Collected data:
================================

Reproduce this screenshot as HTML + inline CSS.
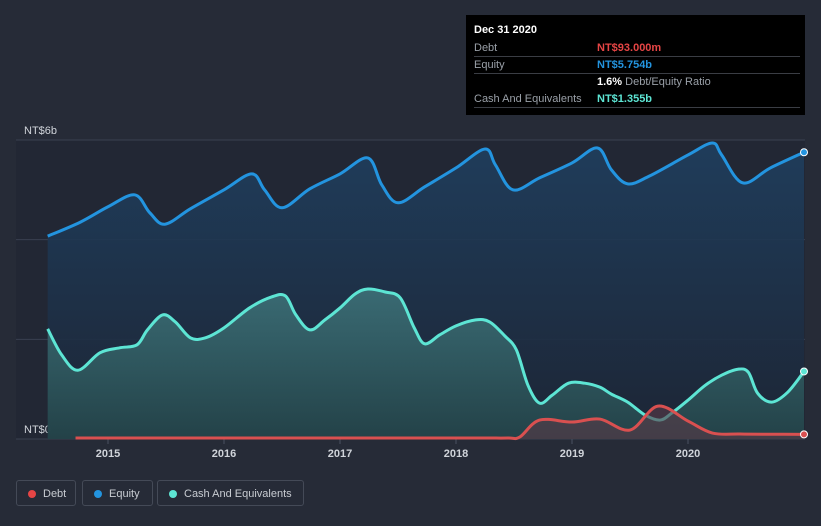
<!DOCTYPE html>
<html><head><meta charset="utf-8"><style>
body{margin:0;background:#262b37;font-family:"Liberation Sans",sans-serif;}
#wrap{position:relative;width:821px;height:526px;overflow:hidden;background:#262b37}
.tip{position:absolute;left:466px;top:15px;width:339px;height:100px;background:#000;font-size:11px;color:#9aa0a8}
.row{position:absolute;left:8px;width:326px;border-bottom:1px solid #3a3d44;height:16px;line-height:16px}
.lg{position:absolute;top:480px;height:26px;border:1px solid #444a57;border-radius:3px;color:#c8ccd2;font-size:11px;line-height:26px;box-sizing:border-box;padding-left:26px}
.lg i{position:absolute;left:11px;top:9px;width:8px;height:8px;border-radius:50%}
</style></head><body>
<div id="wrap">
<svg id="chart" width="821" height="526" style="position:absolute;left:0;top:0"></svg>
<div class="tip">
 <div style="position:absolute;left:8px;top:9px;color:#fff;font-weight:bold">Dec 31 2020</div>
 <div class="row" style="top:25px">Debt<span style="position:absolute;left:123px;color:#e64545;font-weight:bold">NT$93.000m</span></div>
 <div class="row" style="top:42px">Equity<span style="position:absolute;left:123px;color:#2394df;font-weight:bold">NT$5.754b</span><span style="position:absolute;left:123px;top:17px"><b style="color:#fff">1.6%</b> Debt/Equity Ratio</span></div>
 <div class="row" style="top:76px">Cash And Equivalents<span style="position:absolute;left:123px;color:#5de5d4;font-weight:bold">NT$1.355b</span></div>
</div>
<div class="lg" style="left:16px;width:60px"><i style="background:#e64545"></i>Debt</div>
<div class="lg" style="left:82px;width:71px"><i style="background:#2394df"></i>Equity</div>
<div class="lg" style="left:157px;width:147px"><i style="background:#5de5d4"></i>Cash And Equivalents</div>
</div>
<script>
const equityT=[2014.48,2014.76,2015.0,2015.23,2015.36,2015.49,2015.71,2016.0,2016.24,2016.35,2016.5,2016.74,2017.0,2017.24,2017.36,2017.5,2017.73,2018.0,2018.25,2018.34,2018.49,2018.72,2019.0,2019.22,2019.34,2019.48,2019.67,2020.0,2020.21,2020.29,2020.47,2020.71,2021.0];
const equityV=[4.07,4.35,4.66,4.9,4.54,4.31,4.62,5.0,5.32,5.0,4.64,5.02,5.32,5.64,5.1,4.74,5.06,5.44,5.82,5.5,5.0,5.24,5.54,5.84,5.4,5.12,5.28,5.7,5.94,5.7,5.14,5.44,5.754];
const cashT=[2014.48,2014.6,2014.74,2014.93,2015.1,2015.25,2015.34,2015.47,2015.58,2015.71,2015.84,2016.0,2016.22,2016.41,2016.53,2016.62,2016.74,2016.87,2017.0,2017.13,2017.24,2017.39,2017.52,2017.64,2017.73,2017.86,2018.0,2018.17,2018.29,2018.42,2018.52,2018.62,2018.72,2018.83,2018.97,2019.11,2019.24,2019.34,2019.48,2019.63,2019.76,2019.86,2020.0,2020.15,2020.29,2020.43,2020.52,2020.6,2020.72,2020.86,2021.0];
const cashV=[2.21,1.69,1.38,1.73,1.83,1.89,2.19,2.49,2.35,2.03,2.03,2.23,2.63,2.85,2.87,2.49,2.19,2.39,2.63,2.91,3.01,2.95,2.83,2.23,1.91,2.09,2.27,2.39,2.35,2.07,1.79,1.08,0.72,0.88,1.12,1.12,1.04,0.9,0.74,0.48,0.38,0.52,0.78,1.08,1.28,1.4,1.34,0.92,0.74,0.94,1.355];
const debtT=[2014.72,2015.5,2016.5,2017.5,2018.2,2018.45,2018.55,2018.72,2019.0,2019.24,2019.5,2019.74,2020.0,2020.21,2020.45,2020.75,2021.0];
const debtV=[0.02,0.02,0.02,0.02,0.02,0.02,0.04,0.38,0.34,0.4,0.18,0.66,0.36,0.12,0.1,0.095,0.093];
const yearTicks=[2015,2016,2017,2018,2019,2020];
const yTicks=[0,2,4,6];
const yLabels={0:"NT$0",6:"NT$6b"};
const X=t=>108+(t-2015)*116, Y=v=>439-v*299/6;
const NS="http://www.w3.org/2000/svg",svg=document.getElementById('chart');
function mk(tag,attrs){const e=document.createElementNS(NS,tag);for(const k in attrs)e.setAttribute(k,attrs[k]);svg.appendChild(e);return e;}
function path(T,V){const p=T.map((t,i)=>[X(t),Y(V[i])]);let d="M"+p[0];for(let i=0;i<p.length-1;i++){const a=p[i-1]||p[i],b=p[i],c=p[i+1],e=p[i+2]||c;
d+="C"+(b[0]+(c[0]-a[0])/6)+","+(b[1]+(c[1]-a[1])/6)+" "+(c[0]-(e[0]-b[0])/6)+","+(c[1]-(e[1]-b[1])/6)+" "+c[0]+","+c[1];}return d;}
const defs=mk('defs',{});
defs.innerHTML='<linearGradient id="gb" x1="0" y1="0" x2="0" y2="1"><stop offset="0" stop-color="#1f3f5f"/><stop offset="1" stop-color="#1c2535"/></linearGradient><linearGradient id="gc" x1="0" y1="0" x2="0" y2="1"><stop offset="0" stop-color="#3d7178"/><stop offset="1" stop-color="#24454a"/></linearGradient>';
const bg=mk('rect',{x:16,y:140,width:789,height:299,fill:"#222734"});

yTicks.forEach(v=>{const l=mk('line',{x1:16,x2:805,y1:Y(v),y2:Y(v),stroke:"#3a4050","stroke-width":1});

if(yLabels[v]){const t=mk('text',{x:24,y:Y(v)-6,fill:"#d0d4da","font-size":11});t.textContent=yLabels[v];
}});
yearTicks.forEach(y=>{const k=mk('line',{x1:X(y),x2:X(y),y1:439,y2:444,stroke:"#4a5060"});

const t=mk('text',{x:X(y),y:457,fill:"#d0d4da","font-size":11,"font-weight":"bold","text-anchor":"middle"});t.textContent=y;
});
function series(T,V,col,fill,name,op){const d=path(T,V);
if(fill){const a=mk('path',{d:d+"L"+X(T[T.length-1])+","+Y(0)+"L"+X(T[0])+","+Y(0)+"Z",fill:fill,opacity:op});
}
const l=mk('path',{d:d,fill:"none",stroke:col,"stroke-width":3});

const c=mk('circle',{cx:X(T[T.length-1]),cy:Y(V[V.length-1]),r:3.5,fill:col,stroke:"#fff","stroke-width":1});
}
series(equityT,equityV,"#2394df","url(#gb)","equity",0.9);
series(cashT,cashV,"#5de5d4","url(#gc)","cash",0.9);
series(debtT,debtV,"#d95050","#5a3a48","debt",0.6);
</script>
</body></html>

================================

Instructions for the task:
Restate the entire listing word for word, excluding pictures.

Full response:
Reproduce this screenshot as HTML + inline CSS.
<!DOCTYPE html>
<html><head><meta charset="utf-8"><style>
body{margin:0;background:#262b37;font-family:"Liberation Sans",sans-serif;}
#wrap{position:relative;width:821px;height:526px;overflow:hidden;background:#262b37}
.tip{position:absolute;left:466px;top:15px;width:339px;height:100px;background:#000;font-size:11px;color:#9aa0a8}
.row{position:absolute;left:8px;width:326px;border-bottom:1px solid #3a3d44;height:16px;line-height:16px}
.lg{position:absolute;top:480px;height:26px;border:1px solid #444a57;border-radius:3px;color:#c8ccd2;font-size:11px;line-height:26px;box-sizing:border-box;padding-left:26px}
.lg i{position:absolute;left:11px;top:9px;width:8px;height:8px;border-radius:50%}
</style></head><body>
<div id="wrap">
<svg id="chart" width="821" height="526" style="position:absolute;left:0;top:0"></svg>
<div class="tip">
 <div style="position:absolute;left:8px;top:9px;color:#fff;font-weight:bold">Dec 31 2020</div>
 <div class="row" style="top:25px">Debt<span style="position:absolute;left:123px;color:#e64545;font-weight:bold">NT$93.000m</span></div>
 <div class="row" style="top:42px">Equity<span style="position:absolute;left:123px;color:#2394df;font-weight:bold">NT$5.754b</span><span style="position:absolute;left:123px;top:17px"><b style="color:#fff">1.6%</b> Debt/Equity Ratio</span></div>
 <div class="row" style="top:76px">Cash And Equivalents<span style="position:absolute;left:123px;color:#5de5d4;font-weight:bold">NT$1.355b</span></div>
</div>
<div class="lg" style="left:16px;width:60px"><i style="background:#e64545"></i>Debt</div>
<div class="lg" style="left:82px;width:71px"><i style="background:#2394df"></i>Equity</div>
<div class="lg" style="left:157px;width:147px"><i style="background:#5de5d4"></i>Cash And Equivalents</div>
</div>
<script>
const equityT=[2014.48,2014.76,2015.0,2015.23,2015.36,2015.49,2015.71,2016.0,2016.24,2016.35,2016.5,2016.74,2017.0,2017.24,2017.36,2017.5,2017.73,2018.0,2018.25,2018.34,2018.49,2018.72,2019.0,2019.22,2019.34,2019.48,2019.67,2020.0,2020.21,2020.29,2020.47,2020.71,2021.0];
const equityV=[4.07,4.35,4.66,4.9,4.54,4.31,4.62,5.0,5.32,5.0,4.64,5.02,5.32,5.64,5.1,4.74,5.06,5.44,5.82,5.5,5.0,5.24,5.54,5.84,5.4,5.12,5.28,5.7,5.94,5.7,5.14,5.44,5.754];
const cashT=[2014.48,2014.6,2014.74,2014.93,2015.1,2015.25,2015.34,2015.47,2015.58,2015.71,2015.84,2016.0,2016.22,2016.41,2016.53,2016.62,2016.74,2016.87,2017.0,2017.13,2017.24,2017.39,2017.52,2017.64,2017.73,2017.86,2018.0,2018.17,2018.29,2018.42,2018.52,2018.62,2018.72,2018.83,2018.97,2019.11,2019.24,2019.34,2019.48,2019.63,2019.76,2019.86,2020.0,2020.15,2020.29,2020.43,2020.52,2020.6,2020.72,2020.86,2021.0];
const cashV=[2.21,1.69,1.38,1.73,1.83,1.89,2.19,2.49,2.35,2.03,2.03,2.23,2.63,2.85,2.87,2.49,2.19,2.39,2.63,2.91,3.01,2.95,2.83,2.23,1.91,2.09,2.27,2.39,2.35,2.07,1.79,1.08,0.72,0.88,1.12,1.12,1.04,0.9,0.74,0.48,0.38,0.52,0.78,1.08,1.28,1.4,1.34,0.92,0.74,0.94,1.355];
const debtT=[2014.72,2015.5,2016.5,2017.5,2018.2,2018.45,2018.55,2018.72,2019.0,2019.24,2019.5,2019.74,2020.0,2020.21,2020.45,2020.75,2021.0];
const debtV=[0.02,0.02,0.02,0.02,0.02,0.02,0.04,0.38,0.34,0.4,0.18,0.66,0.36,0.12,0.1,0.095,0.093];
const yearTicks=[2015,2016,2017,2018,2019,2020];
const yTicks=[0,2,4,6];
const yLabels={0:"NT$0",6:"NT$6b"};
const X=t=>108+(t-2015)*116, Y=v=>439-v*299/6;
const NS="http://www.w3.org/2000/svg",svg=document.getElementById('chart');
function mk(tag,attrs){const e=document.createElementNS(NS,tag);for(const k in attrs)e.setAttribute(k,attrs[k]);svg.appendChild(e);return e;}
function path(T,V){const p=T.map((t,i)=>[X(t),Y(V[i])]);let d="M"+p[0];for(let i=0;i<p.length-1;i++){const a=p[i-1]||p[i],b=p[i],c=p[i+1],e=p[i+2]||c;
d+="C"+(b[0]+(c[0]-a[0])/6)+","+(b[1]+(c[1]-a[1])/6)+" "+(c[0]-(e[0]-b[0])/6)+","+(c[1]-(e[1]-b[1])/6)+" "+c[0]+","+c[1];}return d;}
const defs=mk('defs',{});
defs.innerHTML='<linearGradient id="gb" x1="0" y1="0" x2="0" y2="1"><stop offset="0" stop-color="#1f3f5f"/><stop offset="1" stop-color="#1c2535"/></linearGradient><linearGradient id="gc" x1="0" y1="0" x2="0" y2="1"><stop offset="0" stop-color="#3d7178"/><stop offset="1" stop-color="#24454a"/></linearGradient>';
const bg=mk('rect',{x:16,y:140,width:789,height:299,fill:"#222734"});

yTicks.forEach(v=>{const l=mk('line',{x1:16,x2:805,y1:Y(v),y2:Y(v),stroke:"#3a4050","stroke-width":1});

if(yLabels[v]){const t=mk('text',{x:24,y:Y(v)-6,fill:"#d0d4da","font-size":11});t.textContent=yLabels[v];
}});
yearTicks.forEach(y=>{const k=mk('line',{x1:X(y),x2:X(y),y1:439,y2:444,stroke:"#4a5060"});

const t=mk('text',{x:X(y),y:457,fill:"#d0d4da","font-size":11,"font-weight":"bold","text-anchor":"middle"});t.textContent=y;
});
function series(T,V,col,fill,name,op){const d=path(T,V);
if(fill){const a=mk('path',{d:d+"L"+X(T[T.length-1])+","+Y(0)+"L"+X(T[0])+","+Y(0)+"Z",fill:fill,opacity:op});
}
const l=mk('path',{d:d,fill:"none",stroke:col,"stroke-width":3});

const c=mk('circle',{cx:X(T[T.length-1]),cy:Y(V[V.length-1]),r:3.5,fill:col,stroke:"#fff","stroke-width":1});
}
series(equityT,equityV,"#2394df","url(#gb)","equity",0.9);
series(cashT,cashV,"#5de5d4","url(#gc)","cash",0.9);
series(debtT,debtV,"#d95050","#5a3a48","debt",0.6);
</script>
</body></html>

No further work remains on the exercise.